Performance analysis of four-stage thermoelectric cooler for focal plane infrared detectors

Abstract

A cooler provides a low-temperature working environment for refrigerated infrared detection chips and is an indispensable component in infrared detectors that ensures their smooth operation. In this paper, a thermodynamic model of a heat-pipe-type four-stage thermoelectric cooler with a large temperature difference applied to a focal plane infrared detector is constructed. The heat leakage of the detector is calculated using the model. The performance indexes of the coordination performance coefficient and module utilization coefficient are used to unify the cooling capacity and economic performance of the device. The impression of the working current, heat pipe parameters, and cross-sectional area of the thermoelectric leg on the performance of cooler are analyzed. A Pareto optimal solution is obtained using an NSGA-II algorithm and TOPSIS decision. A low cooling temperature is obtained using a multistage thermoelectric cooler to achieve a large cooling temperature difference.
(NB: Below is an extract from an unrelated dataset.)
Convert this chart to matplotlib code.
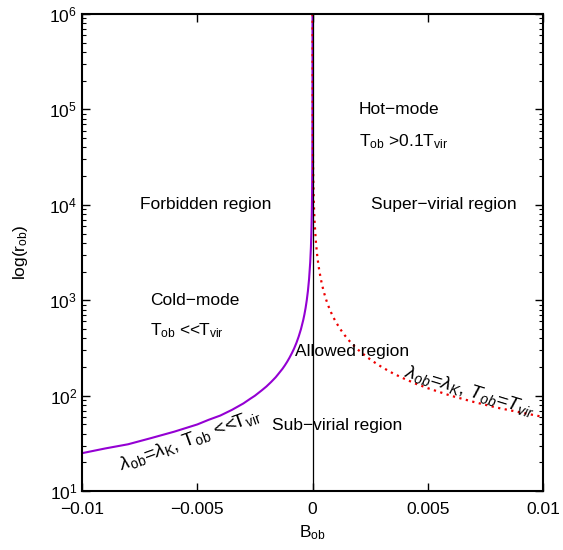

When the working current is 5.65 A and the cross-sectional area is 4.5 mm², the maximum cooling temperature difference reaches 110.6 °C, and the lowest cooling temperature reaches -83.6 °C. When the working temperature of the detector is -60 °C, the current and cross-sectional area corresponding to the optimal solution of cooling capacity-COP-power consumption are 1.51 A and 2.74 mm², respectively.